Unlike comfortable, such adjectives as difficult, easy, fascinating can normally be used to describe an action, so I have no problem with OP's examples 1-3.


WRONG: It is comfortable to sit on this chair.

WRONG: It was given the impression that travel expenses would be paid.

The point that Quirk is trying to make is the difference between a dummy it and a real it.

The examples above are wrong because the "it" is not a dummy it (which has only a vague referent) but is a real "it" as they are replaceable by he or she.

In the case of a dummy it - the "it" cannot be replaced by he/she (or other appropriate pronoun).

"It is well-known that the earth is flat."

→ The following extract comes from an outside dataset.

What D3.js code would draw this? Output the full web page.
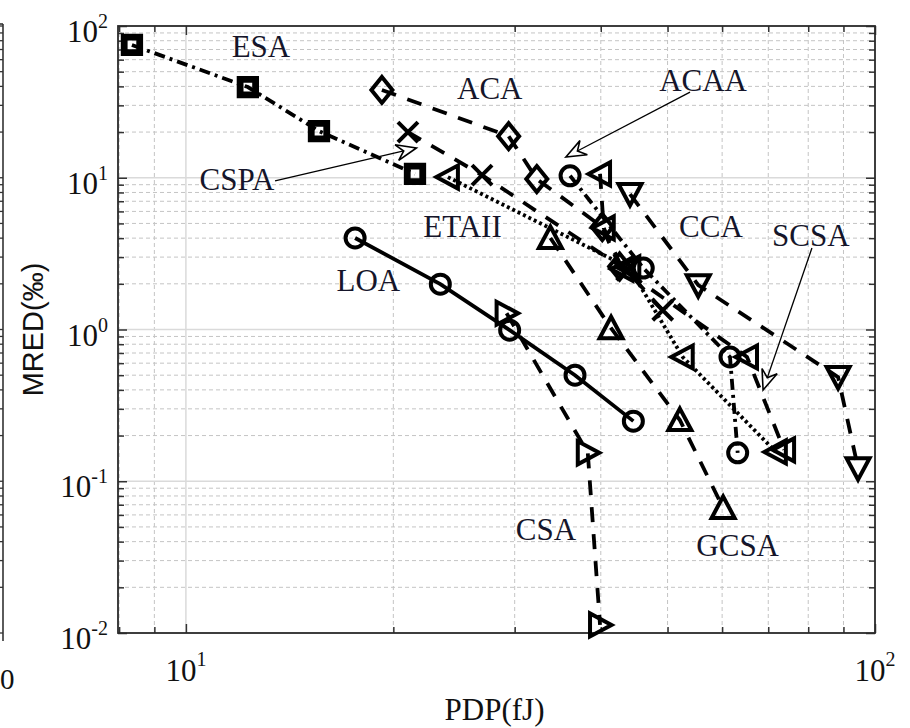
<!DOCTYPE html>
<html><head><meta charset="utf-8">
<script src="https://cdn.jsdelivr.net/npm/d3@7"></script>
<style>body{margin:0;background:#fff}svg{display:block}</style>
</head><body><svg id="c" width="910" height="728"></svg>
<script>
// ---------------- data (PDP in fJ, MRED in ‰) ----------------
const esaX   = [8.35, 12.3, 15.6, 21.5];
const esaY   = [75, 39.6, 20.3, 10.6];
const acaX   = [19.25, 29.4, 32.3, 40.2, 42.6];
const acaY   = [37.9, 18.8, 9.8, 4.74, 2.6];
const acaaX  = [36.1, 46.1, 61.6, 63.2];
const acaaY  = [10.3, 2.54, 0.659, 0.154];
const cspaX  = [21.0, 26.9, 43.6, 49.2];
const cspaY  = [20.0, 10.4, 2.45, 1.34];
const etaiiX = [24.0, 44.0, 52.6, 71.8];
const etaiiY = [10.1, 2.55, 0.659, 0.156];
const scsaX  = [39.9, 40.4, 43.0, 65.2, 73.8];
const scsaY  = [10.6, 4.67, 2.5, 0.659, 0.161];
const ccaX   = [44.1, 55.4, 88.4, 94.5];
const ccaY   = [7.81, 1.96, 0.486, 0.122];
const loaX   = [17.6, 23.4, 29.5, 36.7, 44.6];
const loaY   = [4.01, 1.99, 0.99, 0.50, 0.249];
const gcsaX  = [33.8, 41.4, 52.1, 60.2];
const gcsaY  = [4.01, 1.02, 0.253, 0.0667];
const csaX   = [29.2, 38.3, 39.9];
const csaY   = [1.28, 0.154, 0.0113];

const seriesNames = ["ESA","ACA","ACAA","CSPA","ETAII","SCSA","CCA","LOA","GCSA","CSA"];
const xTickLabels = ["1","2"];             // exponents of 10 on x
const yTickLabels = ["-2","-1","0","1","2"]; // exponents of 10 on y
const xTitle = "PDP(fJ)";
const yTitle = "MRED(‰)";

// label anchors (data coords) and arrows
const labelText = ["ESA","ACA","ACAA","CSPA","ETAII","LOA","CCA","SCSA","CSA","GCSA"];
const labelX = [12.85, 27.6, 56.3, 11.86, 25.2, 18.4, 57.8, 80.7, 33.3, 63.2];
const labelY = [62.5, 33.0, 37.3, 8.31, 4.07, 1.79, 4.07, 3.55, 0.041, 0.0322];
const arrowFromX = [13.47, 53.9, 81.0];
const arrowFromY = [9.52, 36.7, 3.44];
const arrowToX   = [21.6, 35.6, 68.8];
const arrowToY   = [15.7, 13.7, 0.399];

// ---------------- layout ----------------
const L = 118, R = 875, T = 26, B = 633;
const svg = d3.select("#c");
const x = d3.scaleLog().domain([7.97, 100]).range([L, R]);
const y = d3.scaleLog().domain([0.01, 100]).range([B, T]);

const xMajor = [10, 100];
const xMinor = [];
for (let e = 0; e <= 1; e++) for (let m = 2; m <= 9; m++) { const v = m * 10 ** e; if (v > 7.97 && v < 100) xMinor.push(v); }
const yMajor = [0.01, 0.1, 1, 10, 100];
const yMinor = [];
for (let e = -2; e <= 1; e++) for (let m = 2; m <= 9; m++) yMinor.push(+(m * 10 ** e).toPrecision(3));

const serif = "'Liberation Serif','Times New Roman',serif";
const sans = "'Liberation Sans',Arial,sans-serif";

// ---------------- partial left panel (cropped neighbour) ----------------
const lp = svg.append("g");
lp.append("line").attr("x1", 3).attr("x2", 3).attr("y1", 24).attr("y2", 641)
  .attr("stroke", "#333").attr("stroke-width", 1.6);
lp.append("line").attr("x1", 0).attr("x2", 3).attr("y1", 24).attr("y2", 24)
  .attr("stroke", "#333").attr("stroke-width", 1.6);
lp.selectAll("line.lt").data(yMinor.concat(yMajor)).enter().append("line")
  .attr("x1", 0).attr("x2", 3).attr("y1", d => y(d)).attr("y2", d => y(d))
  .attr("stroke", "#333").attr("stroke-width", 1.3);
lp.append("text").attr("x", 0).attr("y", 689).attr("font-family", serif)
  .attr("font-size", 29).attr("fill", "#111").text("0");

// ---------------- grid ----------------
const grid = svg.append("g");
grid.selectAll("line.gym").data(yMinor).enter().append("line")
  .attr("x1", L).attr("x2", R).attr("y1", d => y(d)).attr("y2", d => y(d))
  .attr("stroke", "#c4c4c4").attr("stroke-width", 1).attr("stroke-dasharray", "4,3");
grid.selectAll("line.gxm").data(xMinor).enter().append("line")
  .attr("y1", T).attr("y2", B).attr("x1", d => x(d)).attr("x2", d => x(d))
  .attr("stroke", "#c4c4c4").attr("stroke-width", 1).attr("stroke-dasharray", "4,3");
grid.selectAll("line.gyM").data(yMajor.filter(d => d > 0.01 && d < 100)).enter().append("line")
  .attr("x1", L).attr("x2", R).attr("y1", d => y(d)).attr("y2", d => y(d))
  .attr("stroke", "#dadada").attr("stroke-width", 1.5);
grid.selectAll("line.gxM").data(xMajor.filter(d => d < 100)).enter().append("line")
  .attr("y1", T).attr("y2", B).attr("x1", d => x(d)).attr("x2", d => x(d))
  .attr("stroke", "#dadada").attr("stroke-width", 1.5);

// ---------------- axes ticks (inside, all four sides) ----------------
function styleAxis(g) {
  g.select(".domain").remove();
  g.selectAll(".tick line").attr("stroke", "#333").attr("stroke-width", 1.5);
  g.selectAll(".tick text").remove();
}
[[d3.axisBottom, B], [d3.axisTop, T]].forEach(([fn, pos]) => {
  svg.append("g").attr("transform", `translate(0,${pos})`)
    .call(fn(x).tickValues(xMajor).tickSize(-9).tickFormat("")).call(styleAxis);
  svg.append("g").attr("transform", `translate(0,${pos})`)
    .call(fn(x).tickValues(xMinor).tickSize(-6).tickFormat("")).call(styleAxis);
});
[[d3.axisLeft, L], [d3.axisRight, R]].forEach(([fn, pos]) => {
  svg.append("g").attr("transform", `translate(${pos},0)`)
    .call(fn(y).tickValues(yMajor).tickSize(-9).tickFormat("")).call(styleAxis);
  svg.append("g").attr("transform", `translate(${pos},0)`)
    .call(fn(y).tickValues(yMinor).tickSize(-6).tickFormat("")).call(styleAxis);
});

// frame
svg.append("rect").attr("x", L).attr("y", T).attr("width", R - L).attr("height", B - T)
  .attr("fill", "none").attr("stroke", "#2a2a2a").attr("stroke-width", 1.8);

// tick labels
xMajor.forEach((v, i) => {
  const t = svg.append("text").attr("x", x(v)).attr("y", B + 48)
    .attr("text-anchor", "middle").attr("font-family", serif).attr("font-size", 31).attr("fill", "#111");
  t.append("tspan").text("10");
  t.append("tspan").attr("dy", -15).attr("font-size", 20).text(xTickLabels[i]);
});
yMajor.forEach((v, i) => {
  const t = svg.append("text").attr("x", 108).attr("y", y(v) + 16)
    .attr("text-anchor", "end").attr("font-family", serif).attr("font-size", 31).attr("fill", "#111");
  t.append("tspan").text("10");
  t.append("tspan").attr("dy", -14).attr("font-size", 20).text(yTickLabels[i]);
});

// axis titles
svg.append("text").attr("x", (L + R) / 2 - 2).attr("y", 720).attr("text-anchor", "middle")
  .attr("font-family", serif).attr("font-size", 31).attr("fill", "#111").text(xTitle);
svg.append("text").attr("transform", `translate(43,${y(1)}) rotate(-90)`).attr("text-anchor", "middle")
  .attr("font-family", sans).attr("font-size", 29).attr("fill", "#111").text(yTitle);

// ---------------- series ----------------
const DASH = "15,12", DASHDOT = "11,5,3,5", DOT = "3,3";
const markerPath = {
  square: "M-7.75,-7.75H7.75V7.75H-7.75Z",
  circle: "M9.5,0A9.5,9.5 0 1,1 -9.5,0A9.5,9.5 0 1,1 9.5,0Z",
  diamond: "M0,-13L10.5,0L0,13L-10.5,0Z",
  x: "M-10,-10L10,10M-10,10L10,-10",
  up: "M0,-11.5L11.5,10L-11.5,10Z",
  down: "M0,11.5L11.5,-10L-11.5,-10Z",
  left: "M-11.5,0L10,-11.5L10,11.5Z",
  right: "M11.5,0L-10,-11.5L-10,11.5Z"
};
const series = [
  { name: seriesNames[0], xs: esaX,   ys: esaY,   dash: DASHDOT, m: "square", mw: 6.8 },
  { name: seriesNames[1], xs: acaX,   ys: acaY,   dash: DASH,    m: "diamond" },
  { name: seriesNames[2], xs: acaaX,  ys: acaaY,  dash: DASHDOT, m: "circle" },
  { name: seriesNames[3], xs: cspaX,  ys: cspaY,  dash: DASH,    m: "x" },
  { name: seriesNames[4], xs: etaiiX, ys: etaiiY, dash: DOT,     m: "left" },
  { name: seriesNames[5], xs: scsaX,  ys: scsaY,  dash: DASH,    m: "left" },
  { name: seriesNames[6], xs: ccaX,   ys: ccaY,   dash: DASH,    m: "down" },
  { name: seriesNames[7], xs: loaX,   ys: loaY,   dash: null,    m: "circle" },
  { name: seriesNames[8], xs: gcsaX,  ys: gcsaY,  dash: DASH,    m: "up" },
  { name: seriesNames[9], xs: csaX,   ys: csaY,   dash: DASH,    m: "right" }
];
const line = d3.line().x(d => x(d[0])).y(d => y(d[1]));
series.forEach(s => {
  const pts = s.xs.map((v, i) => [v, s.ys[i]]);
  const g = svg.append("g").attr("class", "series");
  g.append("path").attr("d", line(pts)).attr("fill", "none").attr("stroke", "#000")
    .attr("stroke-width", 3.8).attr("stroke-dasharray", s.dash);
  g.selectAll("path.mk").data(pts).enter().append("path")
    .attr("transform", d => `translate(${x(d[0])},${y(d[1])})`)
    .attr("d", markerPath[s.m]).attr("fill", "none").attr("stroke", "#000")
    .attr("stroke-width", s.mw || 4).attr("stroke-linejoin", "miter");
});

// ---------------- annotations ----------------
labelText.forEach((t, i) => {
  svg.append("text").attr("x", x(labelX[i])).attr("y", y(labelY[i])).attr("text-anchor", "middle")
    .attr("font-family", serif).attr("font-size", 31).attr("fill", "#15152a").text(t);
});
arrowFromX.forEach((v, i) => {
  const x1 = x(v), y1 = y(arrowFromY[i]), x2 = x(arrowToX[i]), y2 = y(arrowToY[i]);
  const a = Math.atan2(y2 - y1, x2 - x1), ux = Math.cos(a), uy = Math.sin(a);
  const hl = 20, hw = 8, notch = 13;
  const bx = x2 - ux * hl, by = y2 - uy * hl;
  const nx = x2 - ux * notch, ny = y2 - uy * notch;
  svg.append("line").attr("x1", x1).attr("y1", y1).attr("x2", nx).attr("y2", ny)
    .attr("stroke", "#000").attr("stroke-width", 1.3);
  svg.append("path")
    .attr("d", `M${x2},${y2}L${bx - uy * hw},${by + ux * hw}L${nx},${ny}L${bx + uy * hw},${by - ux * hw}Z`)
    .attr("fill", "none").attr("stroke", "#000").attr("stroke-width", 1.6).attr("stroke-linejoin", "miter");
});
</script></body></html>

*"He is well-known that the earth is flat."

Real it:

"It was seen on the horizon."

"He was seen on the horizon."

I think that this is a genuinely badly thought-out example:

*It is comfortable to sit on this chair.

*He is comfortable (in comfort) to sit on this chair.

*The dog is comfortable (in comfort) to sit on this chair.

(I don't think that this is a good example as "comfortable" can have the meaning of "not disquieted" in which case both are correct.)


*It was given the impression that travel expenses would be paid.

He was given the impression that travel expenses would be paid.

Where we see that "It" is an inappropriate dummy "it" as the substitution cannot be made.